How 'toxic' nanotubes were faking it


(New Scientist Via Thomson Dialog NewsEdge)CARBON nanotubes might not be as nasty as they are made out to be. It turns out they are tricking a commonly used toxicity test into producing false positive results.

Researchers had hoped that single-walled carbon nanotubes rolled-up sheets of carbon atoms could be used in a wide range of medical applications, including drug delivery systems and molecular sensors. This plan was dealt a blow when some forms of nanotubes were shown to be toxic, killing cells they came into contact with.



Now it appears some researchers may have been hoaxed. Jrg Wrle-Knirsch and colleagues at the Institute of Toxicology and Genetics at the Karlsruhe Research Centre in Germany analysed a test called the MTT assay, which is used to measure toxicity in lab studies of cell cultures. Living cells release enzymes that react with a salt called methylthiazol tetrazolium (MTT), producing a purple dye. This gives an indirect measure of how many cells have survived treatment with a chemical.

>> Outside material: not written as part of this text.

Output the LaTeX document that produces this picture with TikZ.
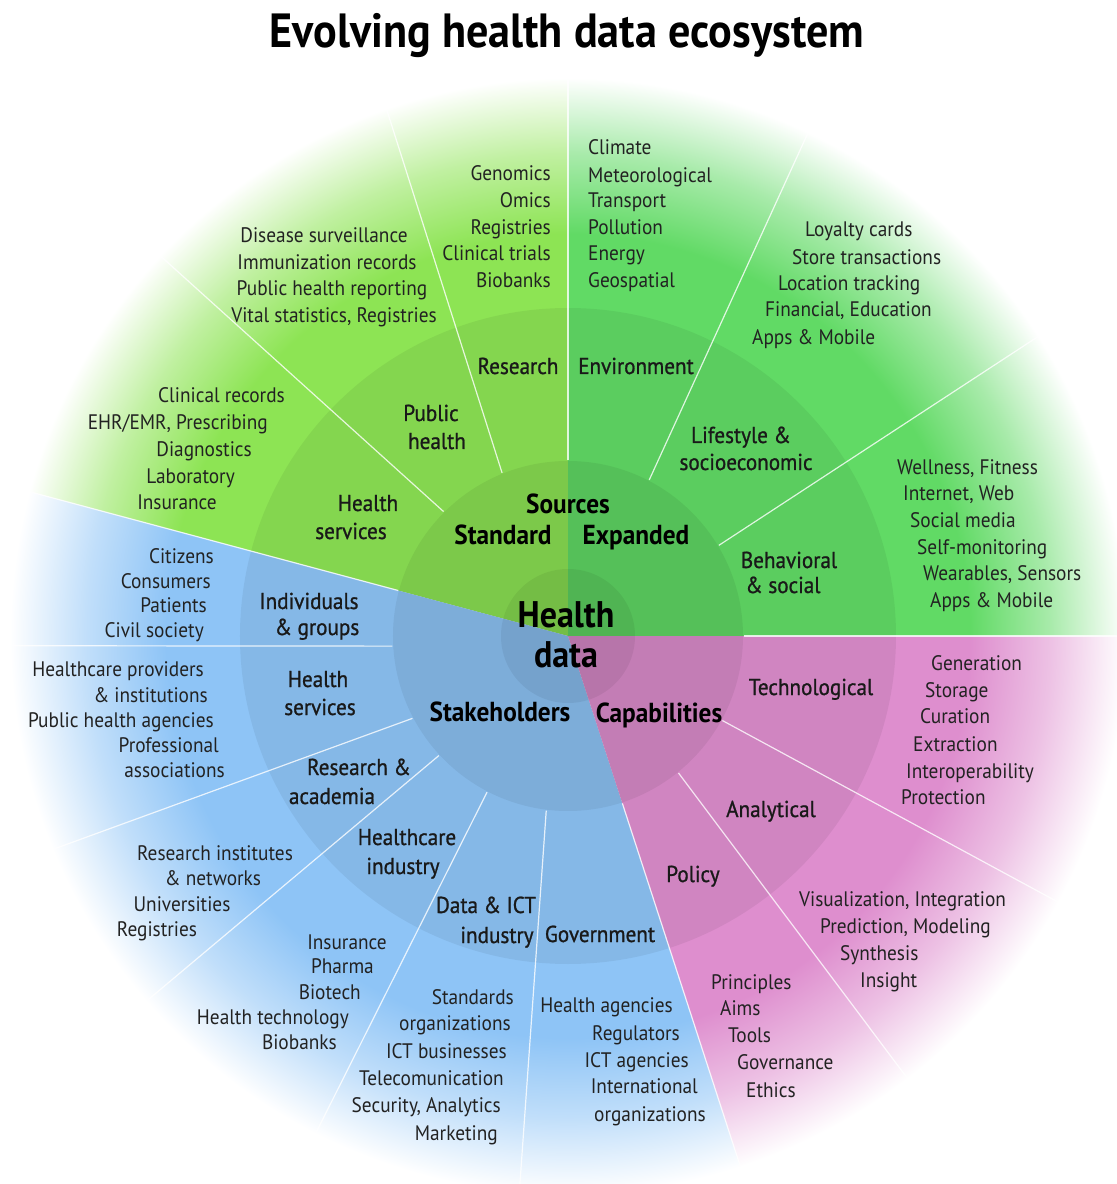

When Wrle-Knirsch and colleagues used the MTT assay on cells exposed to carbon nanotubes, the test showed the same degree of toxicity regardless of the concentration of nanotubes. The length of exposure to the nanotubes also had no effect on the result. Suspecting something was wrong, the researchers used another salt test, the WST assay. This time they found no toxicity at all.


When the team examined the MTT test under an electron microscope, they discovered that the salt had latched onto the nanotubes, forming insoluble pellets. The researchers think this prevented the salt from reacting with the cell enzymes and changing colour. "The carbon nanotubes faked a cytotoxic effect," Wrle-Knirsch says. "Depending on the assay used, the cells appear either dead or alive." The results will be published in the journal Nano Letters
.

Andrew Maynard, science adviser to the Project on Emerging Nanotechnologies in Washington DC, says the finding suggests that in future multiple tests should be used on nanomaterials to prevent such interferences confounding results.

More research is also needed to formally characterise nanotube materials, as they can have different structures or levels of impurity depending on how they are made, Maynard says.